In 1973, William Welsch bought an old, abused 230 acre fruit farm with diseased orchards and junk yard. After removing the trees and building up the soil, the property was converted into Fenn Valley Vineyards. At the outset, there were seven of these original 27 farms growing grapes commercially. Proprietors of two wineries, one located in the proposed area and one located 50 mi south, gave testimony as to the differences in character and taste of the same type of grapes grown in the two areas. After evaluating the testimony presented and the written comments, ATF determined the historical and current evidence supports the name of the viticultural area as being a distinct grape-growing region.

==Terroir==
Fennville AVA boundaries are distinguished on three sides by natural features: the Kalamazoo River on the north, the Black River and Middle Fork of the Black River on the south, and Lake Michigan's eastern shore on the west. The majority of the area consists of rolling terrain within a 650 to 700 ft elevation and forms a natural barrier. Because the terrain is rolling, excellent air drainage into the surrounding lowlands of cold air on frosty nights and during severe cold spells results in a 2 to 4 F-change higher temperature on the higher grape growing areas than in the lowlands.

The entire area receives the tempering lake effect of Lake Michigan.

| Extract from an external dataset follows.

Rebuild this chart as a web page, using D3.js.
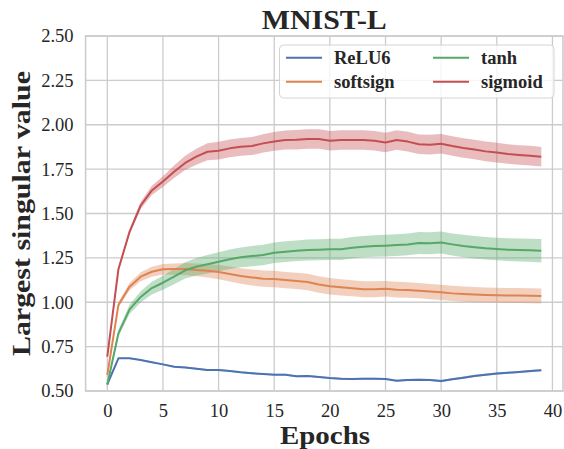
<!DOCTYPE html>
<html>
<head>
<meta charset="utf-8">
<script src="https://cdn.jsdelivr.net/npm/d3@7"></script>
<style>
  body { margin: 0; background: #fff; }
  svg text { font-family: "Liberation Serif", "DejaVu Serif", serif !important; fill: #262626; }
</style>
</head>
<body>
<svg id="chart"></svg>
<script>
const WIDTH = 564;
const HEIGHT = 449;
const SERIF = '"Liberation Serif", "DejaVu Serif", serif';

const epochs = d3.range(0, 40);
const xTicks = [0, 5, 10, 15, 20, 25, 30, 35, 40];
const yTicks = [0.5, 0.75, 1.0, 1.25, 1.5, 1.75, 2.0, 2.25, 2.5];

// mean curves
const relu6 = [0.538, 0.684, 0.684, 0.675, 0.662, 0.650, 0.637, 0.633, 0.626, 0.618,
  0.618, 0.613, 0.605, 0.600, 0.596, 0.592, 0.592, 0.583, 0.585, 0.579,
  0.573, 0.569, 0.568, 0.569, 0.569, 0.568, 0.558, 0.562, 0.564, 0.562,
  0.556, 0.566, 0.575, 0.585, 0.592, 0.598, 0.603, 0.607, 0.612, 0.617];
const softsign = [0.590, 0.985, 1.088, 1.144, 1.172, 1.186, 1.187, 1.187, 1.182, 1.178,
  1.170, 1.159, 1.148, 1.140, 1.133, 1.131, 1.125, 1.120, 1.114, 1.100,
  1.090, 1.084, 1.079, 1.073, 1.073, 1.076, 1.071, 1.069, 1.065, 1.060,
  1.056, 1.050, 1.046, 1.043, 1.041, 1.039, 1.038, 1.038, 1.037, 1.035];
const tanh = [0.535, 0.825, 0.960, 1.030, 1.080, 1.110, 1.144, 1.180, 1.200, 1.214,
  1.228, 1.242, 1.253, 1.260, 1.266, 1.279, 1.285, 1.290, 1.294, 1.296,
  1.298, 1.298, 1.307, 1.313, 1.317, 1.319, 1.322, 1.326, 1.334, 1.332,
  1.336, 1.326, 1.317, 1.310, 1.304, 1.300, 1.296, 1.294, 1.293, 1.290];
const sigmoid = [0.693, 1.186, 1.397, 1.545, 1.630, 1.680, 1.735, 1.785, 1.820, 1.848,
  1.854, 1.867, 1.876, 1.880, 1.895, 1.906, 1.914, 1.915, 1.920, 1.920,
  1.910, 1.914, 1.914, 1.914, 1.910, 1.900, 1.914, 1.905, 1.890, 1.888,
  1.893, 1.880, 1.869, 1.860, 1.850, 1.843, 1.835, 1.830, 1.826, 1.820];

// half width of the shaded band around each curve
const relu6Spread = [0.004, 0.004, 0.004, 0.004, 0.004, 0.004, 0.005, 0.005, 0.005, 0.005,
  0.005, 0.005, 0.005, 0.005, 0.005, 0.005, 0.005, 0.005, 0.005, 0.005,
  0.005, 0.005, 0.005, 0.005, 0.005, 0.005, 0.005, 0.005, 0.005, 0.005,
  0.006, 0.006, 0.006, 0.006, 0.006, 0.006, 0.006, 0.006, 0.006, 0.006];
const softsignSpread = [0.010, 0.015, 0.020, 0.025, 0.028, 0.030, 0.032, 0.034, 0.036, 0.038,
  0.040, 0.042, 0.044, 0.045, 0.046, 0.046, 0.046, 0.046, 0.046, 0.046,
  0.046, 0.046, 0.045, 0.045, 0.045, 0.044, 0.044, 0.044, 0.043, 0.043,
  0.043, 0.043, 0.043, 0.043, 0.042, 0.042, 0.042, 0.042, 0.042, 0.042];
const tanhSpread = [0.008, 0.018, 0.026, 0.032, 0.036, 0.040, 0.043, 0.046, 0.049, 0.052,
  0.054, 0.055, 0.056, 0.057, 0.058, 0.058, 0.058, 0.058, 0.059, 0.059,
  0.060, 0.060, 0.060, 0.060, 0.060, 0.061, 0.061, 0.061, 0.062, 0.062,
  0.062, 0.062, 0.063, 0.063, 0.063, 0.064, 0.064, 0.065, 0.065, 0.066];
const sigmoidSpread = [0.008, 0.012, 0.016, 0.020, 0.026, 0.030, 0.035, 0.040, 0.045, 0.048,
  0.050, 0.050, 0.050, 0.051, 0.052, 0.053, 0.054, 0.055, 0.055, 0.055,
  0.055, 0.055, 0.055, 0.055, 0.055, 0.055, 0.055, 0.055, 0.055, 0.055,
  0.055, 0.055, 0.055, 0.055, 0.055, 0.055, 0.055, 0.055, 0.055, 0.055];

const series = [
  { name: "ReLU6", values: relu6, spread: relu6Spread, color: "#4C72B0" },
  { name: "softsign", values: softsign, spread: softsignSpread, color: "#DD8452" },
  { name: "tanh", values: tanh, spread: tanhSpread, color: "#55A868" },
  { name: "sigmoid", values: sigmoid, spread: sigmoidSpread, color: "#C44E52" }
];

const svg = d3.select("#chart")
  .attr("width", WIDTH)
  .attr("height", HEIGHT)
  .style("font-family", SERIF);

const x = d3.scaleLinear().domain([-1.95, 40.95]).range([85.6, 563]);
const y = d3.scaleLinear().domain([0.5, 2.5]).range([391, 36]);

// grid
svg.append("g")
  .selectAll("line")
  .data(xTicks)
  .join("line")
  .attr("x1", d => x(d)).attr("x2", d => x(d))
  .attr("y1", y(2.5)).attr("y2", y(0.5))
  .attr("stroke", "#cccccc")
  .attr("stroke-width", 1.3);

svg.append("g")
  .selectAll("line")
  .data(yTicks)
  .join("line")
  .attr("x1", x.range()[0]).attr("x2", x.range()[1])
  .attr("y1", d => y(d)).attr("y2", d => y(d))
  .attr("stroke", "#cccccc")
  .attr("stroke-width", 1.3);

// frame
svg.append("rect")
  .attr("x", x.range()[0]).attr("y", y(2.5))
  .attr("width", x.range()[1] - x.range()[0])
  .attr("height", y(0.5) - y(2.5))
  .attr("fill", "none")
  .attr("stroke", "#cccccc")
  .attr("stroke-width", 1.6);

// axes (labels only, seaborn style)
const xAxis = svg.append("g")
  .attr("transform", `translate(0,${y(0.5)})`)
  .call(d3.axisBottom(x).tickValues(xTicks).tickSize(0).tickPadding(13).tickFormat(d3.format("d")))
  .attr("font-family", SERIF);
xAxis.select(".domain").remove();
xAxis.selectAll("text")
  .style("font-family", SERIF)
  .style("font-size", "18.5px")
  .attr("fill", "#262626");

const yAxis = svg.append("g")
  .attr("transform", `translate(${x.range()[0]},0)`)
  .call(d3.axisLeft(y).tickValues(yTicks).tickSize(0).tickPadding(12).tickFormat(d3.format(".2f")))
  .attr("font-family", SERIF);
yAxis.select(".domain").remove();
yAxis.selectAll("text")
  .style("font-family", SERIF)
  .style("font-size", "18.5px")
  .attr("fill", "#262626");

// bands and lines
const area = d3.area()
  .x((d, i) => x(epochs[i]))
  .y0(d => y(d[0]))
  .y1(d => y(d[1]));

const line = d3.line()
  .x((d, i) => x(epochs[i]))
  .y(d => y(d));

series.forEach(s => {
  const band = s.values.map((v, i) => [v - s.spread[i], v + s.spread[i]]);
  svg.append("path")
    .datum(band)
    .attr("fill", s.color)
    .attr("fill-opacity", 0.38)
    .attr("d", area);
});

series.forEach(s => {
  svg.append("path")
    .datum(s.values)
    .attr("fill", "none")
    .attr("stroke", s.color)
    .attr("stroke-width", 2)
    .attr("stroke-linejoin", "round")
    .attr("d", line);
});

// title and axis labels
svg.append("text")
  .attr("x", (x.range()[0] + x.range()[1]) / 2)
  .attr("y", 28.5)
  .attr("text-anchor", "middle")
  .style("font-size", "27px")
  .style("font-weight", "bold")
  .attr("textLength", 125)
  .attr("lengthAdjust", "spacingAndGlyphs")
  .text("MNIST-L");

svg.append("text")
  .attr("x", 325)
  .attr("y", 444)
  .attr("text-anchor", "middle")
  .style("font-size", "26px")
  .style("font-weight", "bold")
  .attr("textLength", 90)
  .attr("lengthAdjust", "spacingAndGlyphs")
  .text("Epochs");

svg.append("text")
  .attr("transform", `translate(30,${(y(0.5) + y(2.5)) / 2}) rotate(-90)`)
  .attr("text-anchor", "middle")
  .style("font-size", "26px")
  .style("font-weight", "bold")
  .attr("textLength", 285)
  .attr("lengthAdjust", "spacingAndGlyphs")
  .text("Largest singular value");

// legend
const legend = svg.append("g");
legend.append("rect")
  .attr("x", 279.5).attr("y", 45)
  .attr("width", 274.5).attr("height", 53)
  .attr("rx", 4)
  .attr("fill", "#fff").attr("fill-opacity", 0.8)
  .attr("stroke", "#d4d4d4").attr("stroke-width", 1);

const legendPos = [[286, 57.7], [286, 81.7], [433, 57.7], [433, 81.7]];
series.forEach((s, i) => {
  const [lx, ly] = legendPos[i];
  legend.append("line")
    .attr("x1", lx).attr("x2", lx + 36)
    .attr("y1", ly).attr("y2", ly)
    .attr("stroke", s.color)
    .attr("stroke-width", 2);
  legend.append("text")
    .attr("x", lx + 48)
    .attr("y", ly + 6.5)
    .style("font-size", "18.5px")
    .style("font-weight", "bold")
    .text(s.name);
});
</script>
</body>
</html>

Its climate is distinguished from the surrounding area by a more moderate high and low temperature range attributed to its proximity to Lake Michigan and the protecting sand dunes. This lake effect moderates the winter and summer temperature extremes, and delays budding of the vines beyond the late spring frosts. The lake effect also causes generally uniform climatic conditions, since large bodies of water retain heat and cold and react slower to temperature fluctuations. The number of frost-free growing days in this area ranges from 155 to 175 days, normally during the period of May 10 through October 13. The higher elevations of the Fennville area have been producing fruit since the mid-1800s, including peaches, apples, pears, plums, cherries, and grapes. Proximity to Lake Michigan moderates both winter and summer temperatures by as much as 10 F-change. Thus, winter minimums seldom are registered below -10 F and summer maximums seldom above 90 F. Higher winter minimums permit the winter survival of most suitable wine grape varieties; lower summer maximums prevent the sun burnt grape flavors from developing here.

The area generally consists of sandy loam soil and rolling terrain which is well drained and ideal for growing peaches, apples, cherries, plums, pears, and grapes, especially winegrapes.